The Washington Times reports on the headway that David Horowitz and the Academic Bill of Rights are making. According to the Times, this Bill of Rights has been introduced as legistlation in 18 states, while Ohio and Tennessee have “struck deals with their universities on protecting academic freedom in lieu of legislation.” Moreover, students at Princeton took the Bill, converted it into a Student Bill of Rights, and passed it by a vote of the student body.
But my favorite part of the Times’ story describes how the left is fighting back. One Jamie Horwitz, a spokesman for “Free Exchange on Campus” and the American Federation of Teachers, blames the success of the Academic Bill of Rights on the fact that “we dismissed it at first as the rantings of an ideologue.”
Here, by the way, is how the Times distills the “rantings” in question (you can find the full text of the Acadmic Bill of Rights here):
1. Faculty members shall be hired and fired based on their competence and expertise, not their political or religious beliefs.
2. No faculty member shall be excluded from hiring, firing or tenure committees based on political or religious beliefs.
3. Students will be graded solely on their knowledge of a subject matter, not political or religious beliefs.

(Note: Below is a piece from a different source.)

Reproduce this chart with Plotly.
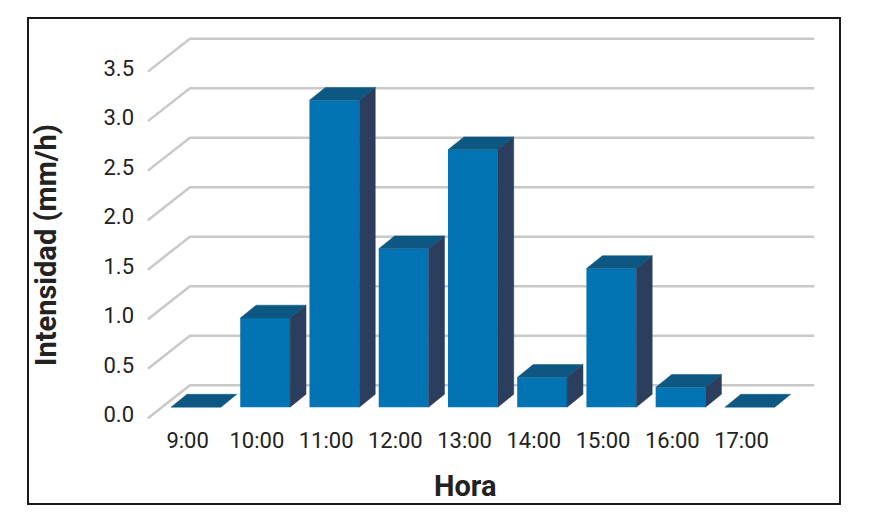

4. Reading lists should reflect a broad range of knowledge within a discipline.
5. Faculty will expose students to a wide range of viewpoints, not use their courses “for the purpose of political, ideological, religious or anti-religious indoctrination.
6. Campus speakers should reflect a broad range of viewpoints.
7. Efforts to censor viewpoints by obstructing invited speakers or destroying literature will not be tolerated.
8. Academic institutions and professional societies should maintain a position of organizational neutrality on scholarly disputes over research.